When considering the unmanageable complexity of computer systems, Dijkstra recently made the following observations [3]:
(i) When exhaustive testing is impossible -i.e., almost always- our trust can only be based on proof (be it mechanized or not).
(ii) A program for which it is not clear why we should trust it, is of dubious value.
(iii) A program should be structured in such a way that the argument for its correctness is feasible and not unnecessarily laborious.
(iv) Given the proof, deriving a program justified by it, is much easier than, given the program, constructing a proof justifying it.
The core curriculum of any first-rate undergraduate Computer Science department includes at least one course that focuses on the formal derivation and verification of algorithms [4]. Many of us in scientific computing may have, at some point in time, hastily dismissed this approach, arguing that this is all very nice for small, simple algorithms, but an academic exercise hardly applicable in ``our world.'' Since it is often the case that our work involves libraries comprised of hundreds of thousands or even millions of lines of code, the knee-jerk reaction that this approach is much too cumbersome to take seriously is understandable and the momentum of established practices and ``traditional wisdom'' do little if anything to dissuade one from this line of reasoning. Yet, as the result of our search for superior methods for designing and constructing high-performance parallel linear algebra libraries, we have come to the conclusion that it is only through the systematic approach offered by formal methods that we will be able to deliver reliable, maintainable, flexible, yet highly efficient matrix libraries even in the relatively well-understood area of (sequential and parallel) dense linear algebra. In this paper we attempt to make this case.
While some would immediately draw the conclusion that a change to a more modern programming language like C++ is at least highly desirable, if not a necessary precursor to writing elegant code, the fact is that most applications that call packages like LAPACK [1] and ScaLAPACK [2] are still written in FORTRAN and/or C. Interfacing such an application with a library written in C++ presents certain complications. However, during the mid-nineties, the Message-Passing Interface (MPI) introduced to the scientific computing community a programming model, object-based programming, that possesses many of the advantages typically associated with the intelligent use of an object-oriented language [6]. Using objects (e.g. communicators in MPI) to encapsulate data structures and hide complexity, a much cleaner approach to coding can be achieved. Our own work on the Parallel Linear Algebra Package (PLAPACK) borrowed from this approach in order to hide details of data distribution and data mapping in the realm of parallel linear algebra libraries [7]. The primary concept also germane to this paper is that PLAPACK raises the level of abstraction at which one programs so that indexing is essentially removed from the code, allowing the routine to reflect the algorithm as it is naturally presented in a classroom setting. Since our initial work on PLAPACK, we have experimented with similar interfaces in such seemingly disparate contexts as (parallel) out-of-core linear algebra packages and a low-level implementation of the sequential BLAS [5].
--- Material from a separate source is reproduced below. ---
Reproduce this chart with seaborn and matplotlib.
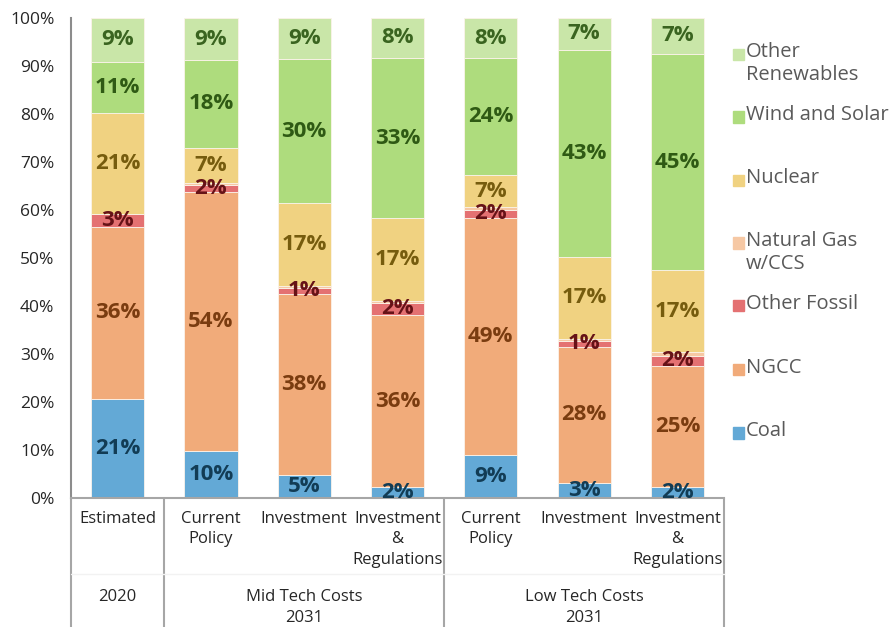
import numpy as np
import pandas as pd
import seaborn as sns
import matplotlib.pyplot as plt
from matplotlib.patches import Rectangle

# Dados (em % da geração)
cenarios = ['Estimated', 'Current\nPolicy', 'Investment', 'Investment\n&\nRegulations',
            'Current\nPolicy', 'Investment', 'Investment\n&\nRegulations']
grupos = ['2020', 'Mid Tech Costs\n2031', 'Low Tech Costs\n2031']
grupo_centros = [0, 2, 5]
separadores = [-0.5, 0.5, 3.5, 6.5]

coal = [20.7, 9.8, 4.8, 2.2, 9.0, 3.2, 2.2]
ngcc = [35.7, 53.9, 37.8, 36.0, 49.4, 28.3, 25.4]
other_fossil = [2.7, 1.5, 1.2, 2.4, 1.6, 1.3, 2.0]
ng_ccs = [0.0, 0.5, 0.4, 0.4, 0.6, 0.4, 0.8]
nuclear = [21.1, 7.3, 17.3, 17.3, 6.6, 17.0, 17.0]
wind_solar = [10.7, 18.2, 29.9, 33.4, 24.4, 43.2, 45.2]
other_ren = [9.1, 8.8, 8.6, 8.3, 8.4, 6.6, 7.4]

fontes = ['Other Renewables', 'Wind and Solar', 'Nuclear', 'Natural Gas w/CCS',
          'Other Fossil', 'NGCC', 'Coal']
legenda = ['Other\nRenewables', 'Wind and Solar', 'Nuclear', 'Natural Gas\nw/CCS',
           'Other Fossil', 'NGCC', 'Coal']
valores = [other_ren, wind_solar, nuclear, ng_ccs, other_fossil, ngcc, coal]
cores = ['#c9e6a8', '#aedc7d', '#f0d281', '#f6c8a4', '#e47172', '#f1ab7a', '#63a9d6']
cores_texto = ['#3a6420', '#2f5a14', '#765c0e', None, '#661217', '#7a3c10', '#123c55']

rows = []
for fonte, vals in zip(fontes, valores):
    for i, v in enumerate(vals):
        rows.append({'pos': i, 'valor': v, 'fonte': fonte})
df = pd.DataFrame(rows)

sns.set_style('white')
plt.rcParams['font.family'] = ['Open Sans', 'DejaVu Sans']

fig = plt.figure(figsize=(8.93, 6.27), dpi=100)
ax = fig.add_axes([0.0795, 0.2057, 0.7313, 0.7656])

sns.histplot(data=df, x='pos', weights='valor', hue='fonte', hue_order=fontes,
             palette=dict(zip(fontes, cores)), multiple='stack', discrete=True,
             shrink=0.57, alpha=1, edgecolor='#fbf3ea', linewidth=0.6,
             legend=False, ax=ax)

ax.set_xlim(-0.5, 6.5)
ax.set_ylim(0, 100)
ax.set_yticks(np.arange(0, 101, 10))
ax.set_yticklabels([f'{v}%' for v in range(0, 101, 10)], fontsize=12.5, color='#262626')
ax.tick_params(axis='y', length=0, pad=12)
ax.set_xticks([])
ax.set_xlabel('')
ax.set_ylabel('')
for lado in ['top', 'right']:
    ax.spines[lado].set_visible(False)
ax.spines['left'].set_color('#8c8c8c')
ax.spines['left'].set_linewidth(1.5)
ax.spines['bottom'].set_color('#a6a6a6')
ax.spines['bottom'].set_linewidth(1.5)

# rótulos de porcentagem no centro de cada segmento (de baixo para cima)
base = np.zeros(len(cenarios))
for fonte, vals, ct in reversed(list(zip(fontes, valores, cores_texto))):
    vals = np.array(vals)
    if ct is not None:
        for i, v in enumerate(vals):
            ax.text(i, base[i] + v / 2, f'{round(v):.0f}%', ha='center', va='center',
                    fontsize=16, fontweight='bold', color=ct)
    base += vals

# eixo categórico em dois níveis
trans = ax.get_xaxis_transform()
for i, c in enumerate(cenarios):
    ax.text(i, -0.026, c, transform=trans, ha='center', va='top', fontsize=12,
            color='#262626', linespacing=1.38)
for x, g in zip(grupo_centros, grupos):
    ax.text(x, -0.19, g, transform=trans, ha='center', va='top', fontsize=12,
            color='#262626', linespacing=1.38)
for x in separadores:
    ax.plot([x, x], [0, -0.28], transform=trans, color='#a6a6a6', lw=1.5, clip_on=False)
ax.plot([-0.5, 6.5], [-0.158, -0.158], transform=trans, color='#f2f2f2', lw=1, clip_on=False)

# legenda
y_leg = [0.913, 0.813, 0.712, 0.612, 0.512, 0.410, 0.309]
for rotulo, cor, y in zip(legenda, cores, y_leg):
    fig.patches.append(Rectangle((0.8205, y - 0.0085), 0.0125, 0.0178, color=cor,
                                 transform=fig.transFigure, figure=fig))
    fig.text(0.8355, y + 0.0195, rotulo, ha='left', va='top', fontsize=14.5,
             color='#595959', linespacing=1.2)

plt.savefig('out.png', dpi=100)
FLAME is the latest step in the evolution of these systems. It facilitates the use of a programming style that is equally applicable to everything from out-of-core, parallel systems to single-processor systems where cache-management is of paramount concern.
Over the last seven or eight years it has become apparent that what makes our task of library development more manageable is this systematic approach to deriving algorithms coupled with the abstractions we use to make our code reflect the algorithms thus produced. Further, it is from these experiences that we can confidently state that this approach to programming greatly reduces the complexity of the resultant code and does not sacrifice high performance in order to do so.
Indeed, it is exactly the formal techniques that we may have at one time dismissed as merely academic or impractical which make this possible, as FLAME illustrates.